# Directions:
For the material that follows, list every line containing the word "this".
━━ Record list
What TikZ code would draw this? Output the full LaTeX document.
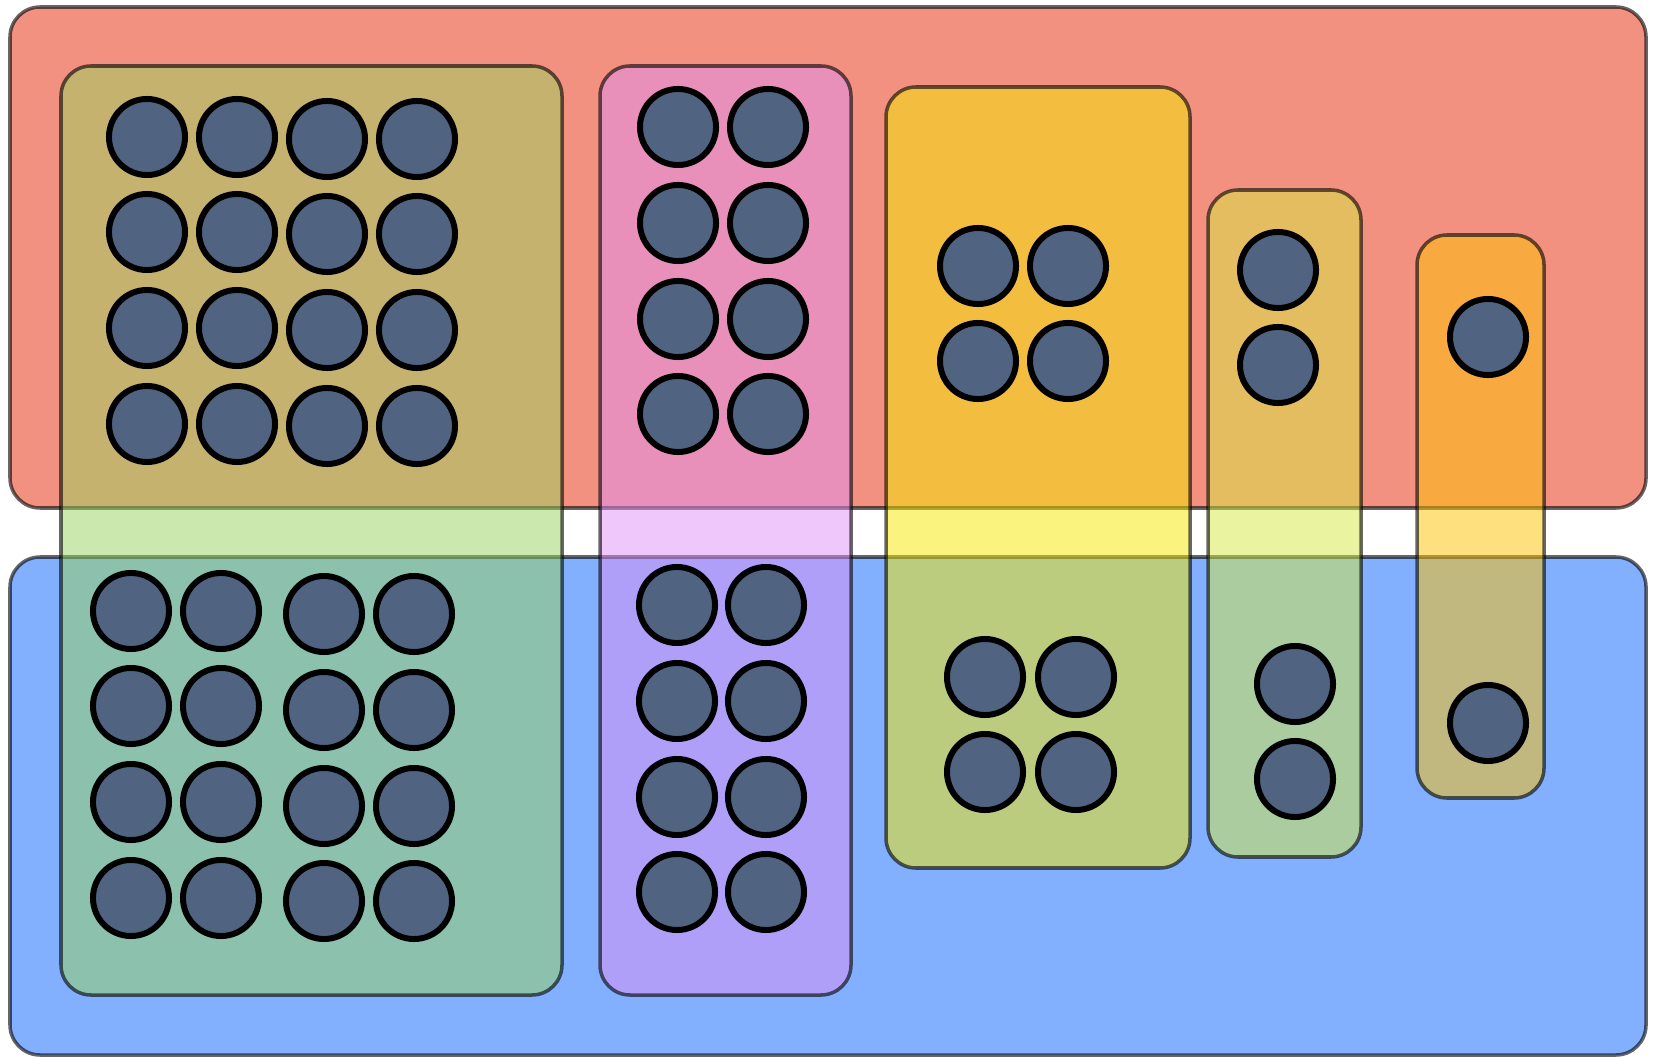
\documentclass[tikz,border=0pt]{standalone}
\definecolor{topred}{RGB}{242,145,128}
\definecolor{botblue}{RGB}{130,176,255}
\definecolor{boxgreen}{RGB}{151,211,93}
\definecolor{boxpink}{RGB}{223,143,245}
\definecolor{boxyellow}{RGB}{245,233,0}
\definecolor{boxlime}{RGB}{213,233,65}
\definecolor{boxorange}{RGB}{255,193,0}
\definecolor{ballblue}{RGB}{80,100,130}
\begin{document}
\begin{tikzpicture}[x=0.01cm, y=-0.01cm,
  ball/.style={circle, draw=black, line width=1.7pt, fill=ballblue, minimum size=0.76cm, inner sep=0pt},
  band/.style={draw=black, draw opacity=0.6, line width=1pt, rounded corners=0.3cm},
  bin/.style={draw=black, draw opacity=0.6, fill opacity=0.5, line width=1pt, rounded corners=0.3cm}]
\useasboundingbox (0,0) rectangle (1655,1058);
\filldraw[band, fill=topred] (10,7) rectangle (1646,508);
\filldraw[band, fill=botblue] (10,557) rectangle (1646,1055);
  \filldraw[bin, fill=boxgreen] (61,66) rectangle (562,995);
  \filldraw[bin, fill=boxpink] (600,66) rectangle (851,995);
  \filldraw[bin, fill=boxyellow] (886,87) rectangle (1190,868);
  \filldraw[bin, fill=boxlime] (1208,190) rectangle (1361,857);
  \filldraw[bin, fill=boxorange] (1417,235) rectangle (1544,798);
% first box, top
\node[ball] (a1) at (147,137) {};
\node[ball] (a2) at (237,137) {};
\node[ball] (a3) at (327,139) {};
\node[ball] (a4) at (417,139) {};
\node[ball] (a5) at (147,232) {};
\node[ball] (a6) at (237,232) {};
\node[ball] (a7) at (327,234) {};
\node[ball] (a8) at (417,234) {};
\node[ball] (a9) at (147,328) {};
\node[ball] (a10) at (237,328) {};
\node[ball] (a11) at (327,330) {};
\node[ball] (a12) at (417,330) {};
\node[ball] (a13) at (147,424) {};
\node[ball] (a14) at (237,424) {};
\node[ball] (a15) at (327,426) {};
\node[ball] (a16) at (417,426) {};
% first box, bottom
\node[ball] (b1) at (131,611) {};
\node[ball] (b2) at (221,611) {};
\node[ball] (b3) at (324,614) {};
\node[ball] (b4) at (414,614) {};
\node[ball] (b5) at (131,706) {};
\node[ball] (b6) at (221,706) {};
\node[ball] (b7) at (324,710) {};
\node[ball] (b8) at (414,710) {};
\node[ball] (b9) at (131,802) {};
\node[ball] (b10) at (221,802) {};
\node[ball] (b11) at (324,806) {};
\node[ball] (b12) at (414,806) {};
\node[ball] (b13) at (131,898) {};
\node[ball] (b14) at (221,898) {};
\node[ball] (b15) at (324,901) {};
\node[ball] (b16) at (414,901) {};
% second box
\node[ball] (c1) at (678,127) {};
\node[ball] (c2) at (768,127) {};
\node[ball] (c3) at (678,223) {};
\node[ball] (c4) at (768,223) {};
\node[ball] (c5) at (678,319) {};
\node[ball] (c6) at (768,319) {};
\node[ball] (c7) at (678,414) {};
\node[ball] (c8) at (768,414) {};
\node[ball] (d1) at (677,605) {};
\node[ball] (d2) at (766,605) {};
\node[ball] (d3) at (677,701) {};
\node[ball] (d4) at (766,701) {};
\node[ball] (d5) at (677,797) {};
\node[ball] (d6) at (766,797) {};
\node[ball] (d7) at (677,892) {};
\node[ball] (d8) at (766,892) {};
% third box
\node[ball] (e1) at (978,266) {};
\node[ball] (e2) at (1068,266) {};
\node[ball] (e3) at (978,361) {};
\node[ball] (e4) at (1068,361) {};
\node[ball] (f1) at (985,677) {};
\node[ball] (f2) at (1076,677) {};
\node[ball] (f3) at (985,772) {};
\node[ball] (f4) at (1076,772) {};
% fourth and fifth box
\node[ball] (g1) at (1278,270) {};
\node[ball] (g2) at (1278,365) {};
\node[ball] (h1) at (1295,684) {};
\node[ball] (h2) at (1295,779) {};
\node[ball] (i1) at (1488,337) {};
\node[ball] (j1) at (1488,723) {};
\end{tikzpicture}
\end{document}
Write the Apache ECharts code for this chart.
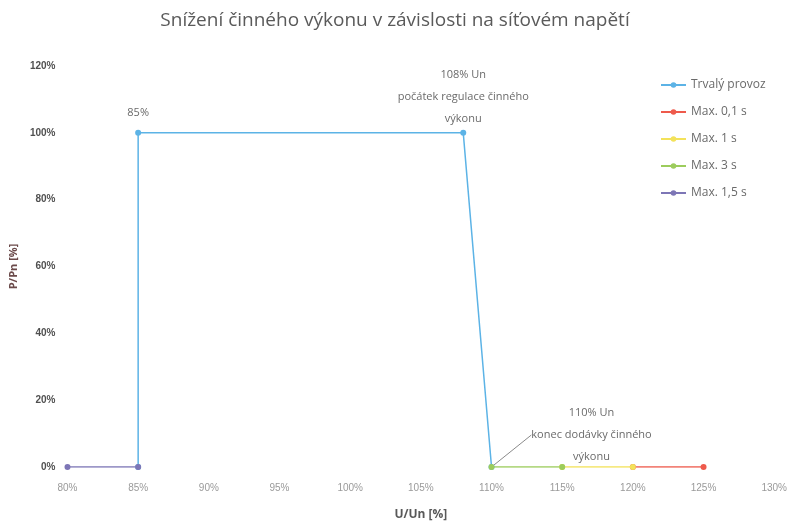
━━━━
# Answer to the problem:
What TikZ code would draw this? Output the full LaTeX document.
Write the Apache ECharts code for this chart.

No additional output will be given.